As for Dana Mengote-Sandoval, spokesperson of the Bureau of Immigration, having “very porous borders” is also one of the challenges in addressing terrorism in the country. “[Terrorists] could have entered legally as tourists or through our porous borders,” she said. She also noted the lack of personnel in the bureau as another challenge on their part. “We only have 1,900 plus organic personnel, and just imagine we have 7,000 plus islands [to secure]. “And although we have a lot of personnel, it’s a challenge because of the vast expanse of water,” she said. She stressed that border security is not just immigration’s work but a “shared responsibility” wherein they work together with local government agencies.
Hinlo agreed that Philippine authorities cannot protect the country completely because there are many “open gateways” where terrorists can easily pass through. He further said that the threat of bigger attacks anywhere in the world is like “a ticking time bomb,” and it’s not something that government authorities and even ordinary citizens should be taking lightly about.

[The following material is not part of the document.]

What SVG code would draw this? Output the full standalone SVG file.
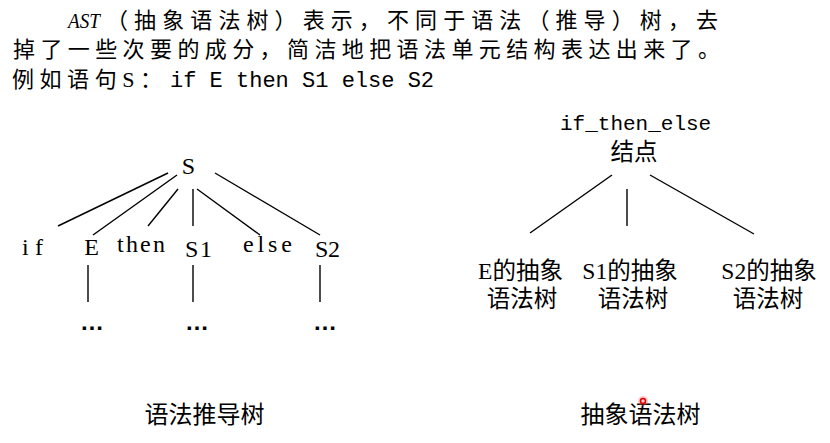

Esmeralda likewise considers the possibility of bigger attacks because of three things. For one is the “misplaced denial of the government,” questioning how some departments in the government seem to be mum on the threats. Second is that “terrorists will have to prove their existence in the Philippines and the world,” hence the need for attacks. Third is the “birth pains of the Bangsamoro Autonomous Region in Muslim Mindanao (BARMM),” saying people who aren’t happy will sabotage it.
The creation of BARMM was a result of the signing of the Organic Law for the Bangsamoro Autonomous Region in Muslim Mindanao, formerly known as Bangsamoro Organic Law, by President Duterte. The law seeks to bring peace in the region as it addresses the needs, sentiments, and grievances of the people and establishes a new autonomous political entity. It is the outcome of decades-long peace talks between the Philippine government and the rebel groups in the region.
But Col. Brawner doesn’t see any far bigger attacks in the coming months like what happened in Marawi City. He said what’s left of Maute militants in Lanao is a small group, while back in Basilan is the Abu Sayyaf and the Bangsamoro Islamic Freedom Fighters is in Maguindanao. “We don’t see a grouping together again plus the fact that they don’t have a leader now who can bring all these groups together again unlike Isnilon Hapilon before. So the threats we see now are the usual terrorist attacks like bombings,” he said.
Dr. Oreta, however, warned that these radical parties being labelled are actually “very organised” groups who are most likely looking at their past mistakes and just studying how to perfect the plan. She reminded: “Fight it out to the death, like that in Marawi, is also a form of suicide. It’s just that it’s not bombing per se. That’s also the dilemma of the military—how can you fight an organisation whose mantra is, if you die doing this, then you immediately will go to heaven? So how will you fight that kind of organisation whose main objective is to die fighting?”